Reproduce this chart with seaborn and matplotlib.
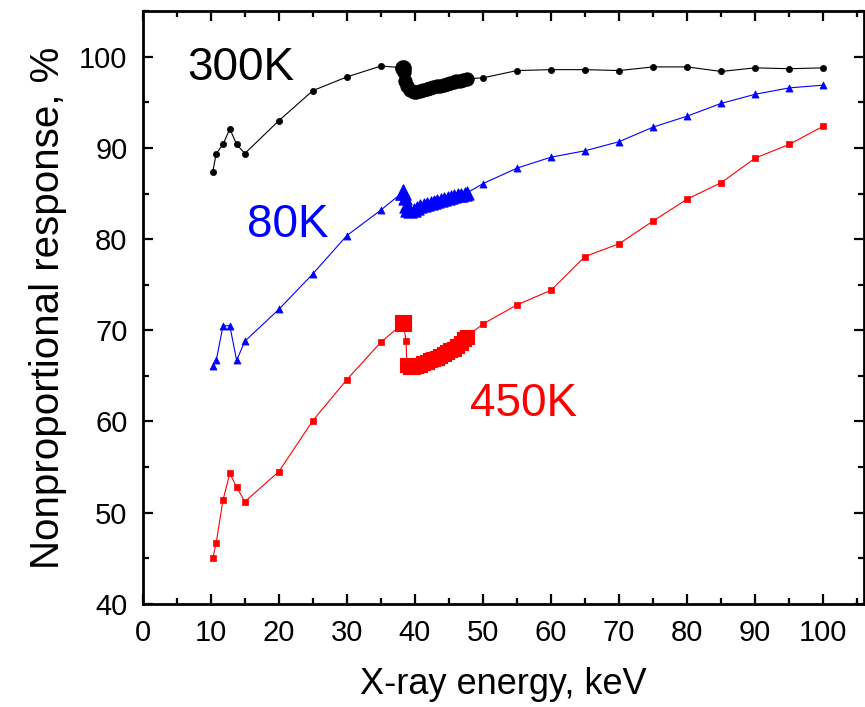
import numpy as np
import pandas as pd
import matplotlib
matplotlib.use('Agg')
import matplotlib.pyplot as plt
from matplotlib.ticker import MultipleLocator
import seaborn as sns

# sparse scan below the K-edge (same energies for all three temperatures)
energy_low = [10.3, 10.8, 11.8, 12.8, 13.8, 15.0, 20.0, 25.0, 30.0, 35.0]
resp300_low = [87.4, 89.4, 90.4, 92.1, 90.4, 89.4, 93.0, 96.3, 97.8, 99.0]
resp80_low = [66.1, 66.7, 70.5, 70.5, 66.7, 68.8, 72.3, 76.2, 80.4, 83.2]
resp450_low = [45.0, 46.7, 51.4, 54.3, 52.8, 51.2, 54.5, 60.1, 64.6, 68.7]

# point just below the edge
peak_energy = [38.3]
peak300 = [98.8]
peak80 = [85.2]
peak450 = [70.8]

# single point on the drop of the 450K curve
drop450_e = [38.7]
drop450_r = [68.8]

# fine scan above the K-edge
edge300_e = [38.4, 38.5, 38.8, 39.3, 39.8, 40.2, 40.7, 41.2, 41.7, 42.2, 42.7,
             43.2, 43.7, 44.2, 44.7, 45.2, 45.7, 46.1, 46.6, 47.1, 47.6]
edge300_r = [98.3, 97.4, 96.8, 96.4, 96.2, 96.2, 96.3, 96.4, 96.5, 96.6, 96.7,
             96.8, 96.85, 96.9, 97.0, 97.1, 97.2, 97.3, 97.4, 97.5, 97.6]
edge80_e = [38.5, 38.7, 38.9, 39.3, 39.8, 40.3, 40.8, 41.3, 41.8, 42.3, 42.8,
            43.3, 43.8, 44.3, 44.8, 45.3, 45.8, 46.3, 46.8, 47.3, 47.7]
edge80_r = [84.5, 83.6, 83.2, 83.1, 83.2, 83.4, 83.6, 83.7, 83.9, 84.0, 84.1,
            84.2, 84.3, 84.4, 84.5, 84.6, 84.7, 84.8, 84.9, 85.0, 85.1]
edge450_e = [38.8, 39.2, 39.7, 40.2, 40.7, 41.2, 41.7, 42.2, 42.7, 43.2, 43.7,
             44.2, 44.7, 45.2, 45.7, 46.2, 46.7, 47.2, 47.6]
edge450_r = [66.2, 66.0, 66.0, 66.1, 66.2, 66.4, 66.5, 66.7, 66.8, 67.0, 67.2,
             67.4, 67.6, 67.8, 68.0, 68.3, 68.6, 69.0, 69.3]

# sparse scan above the edge
energy_high = [50, 55, 60, 65, 70, 75, 80, 85, 90, 95, 100]
resp300_high = [97.7, 98.5, 98.6, 98.6, 98.5, 98.9, 98.9, 98.4, 98.8, 98.7, 98.8]
resp80_high = [86.1, 87.8, 89.0, 89.7, 90.7, 92.3, 93.5, 94.9, 95.9, 96.6, 96.9]
resp450_high = [70.7, 72.8, 74.4, 78.1, 79.5, 82.0, 84.4, 86.2, 88.9, 90.4, 92.4]

labels = ["300K", "80K", "450K"]

sns.set_theme(style="ticks")
plt.rcParams['font.family'] = ['Liberation Sans', 'DejaVu Sans']
plt.rcParams['text.color'] = 'black'
plt.rcParams['axes.labelcolor'] = 'black'
plt.rcParams['xtick.color'] = 'black'
plt.rcParams['ytick.color'] = 'black'

fig, ax = plt.subplots(figsize=(8.65, 7.07), dpi=100)
fig.subplots_adjust(left=0.165, right=0.999, bottom=0.146, top=0.984)

curves = [
    ("black", "o", 20, resp300_low, peak300, [], [], edge300_e, edge300_r, resp300_high),
    ("blue", "^", 26, resp80_low, peak80, [], [], edge80_e, edge80_r, resp80_high),
    ("red", "s", 20, resp450_low, peak450, drop450_e, drop450_r, edge450_e, edge450_r, resp450_high),
]

for color, mk, ms, r_low, r_peak, d_e, d_r, e_e, e_r, r_high in curves:
    path = pd.DataFrame({
        "E": energy_low + peak_energy + d_e + e_e + energy_high,
        "R": r_low + r_peak + d_r + e_r + r_high,
    })
    sns.lineplot(data=path, x="E", y="R", sort=False, color=color, lw=0.8, ax=ax)
    sparse = pd.DataFrame({"E": energy_low + d_e + energy_high, "R": r_low + d_r + r_high})
    sns.scatterplot(data=sparse, x="E", y="R", marker=mk, s=ms, color=color,
                    edgecolor=color, linewidth=0.5, ax=ax, zorder=3)
    dense = pd.DataFrame({"E": e_e, "R": e_r})
    sns.scatterplot(data=dense, x="E", y="R", marker=mk, s=90, color=color,
                    edgecolor=color, linewidth=0.8, ax=ax, zorder=3)
    sns.scatterplot(x=peak_energy, y=r_peak, marker=mk, s=125, color=color,
                    edgecolor=color, linewidth=0.8, ax=ax, zorder=3)

ax.text(6.6, 97.5, labels[0], color="black", fontsize=33, ha="left", va="baseline")
ax.text(15.3, 80.2, labels[1], color="blue", fontsize=33, ha="left", va="baseline")
ax.text(48.1, 60.6, labels[2], color="red", fontsize=33, ha="left", va="baseline")

ax.set_xlim(0, 106)
ax.set_ylim(40, 105)
ax.xaxis.set_major_locator(MultipleLocator(10))
ax.xaxis.set_minor_locator(MultipleLocator(5))
ax.yaxis.set_major_locator(MultipleLocator(10))
ax.yaxis.set_minor_locator(MultipleLocator(5))
ax.set_xticks(np.arange(0, 101, 10))
ax.set_yticks(np.arange(40, 101, 10))

ax.tick_params(which="both", direction="in", top=True, right=True, width=1.6,
               color="black", labelcolor="black")
ax.tick_params(which="major", length=7, labelsize=21, pad=11)
ax.tick_params(which="minor", length=4)
for sp in ax.spines.values():
    sp.set_visible(True)
    sp.set_linewidth(2.0)
    sp.set_color("black")

ax.set_xlabel("X-ray energy, keV", fontsize=26, labelpad=14, color="black")
ax.set_ylabel("Nonproportional response, %", fontsize=29, labelpad=9, color="black")

plt.savefig("out.png", dpi=100)
plt.close()
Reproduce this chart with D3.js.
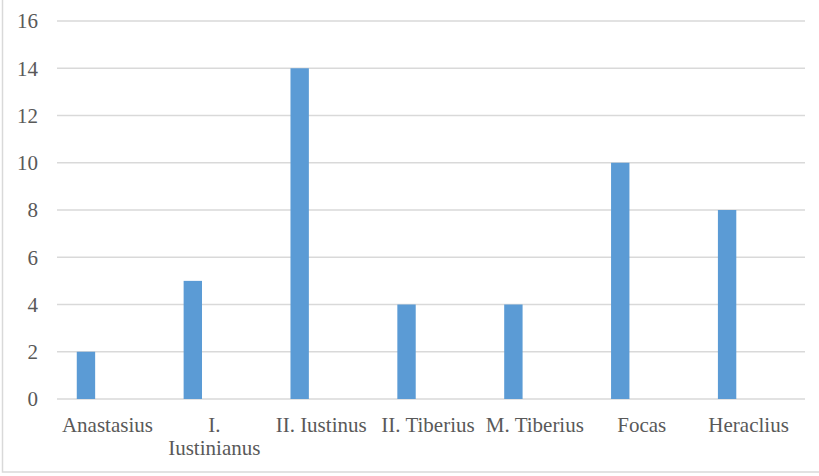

+ + + +

#### PROBLEM DETAILS:
Give again, word for word, every line from the top of the data above to the line holding "import seaborn as sns", inclusive, with the pictures left out.

#### WRITTEN SOLUTION:
Reproduce this chart with seaborn and matplotlib.
import numpy as np
import pandas as pd
import matplotlib
matplotlib.use('Agg')
import matplotlib.pyplot as plt
from matplotlib.ticker import MultipleLocator
import seaborn as sns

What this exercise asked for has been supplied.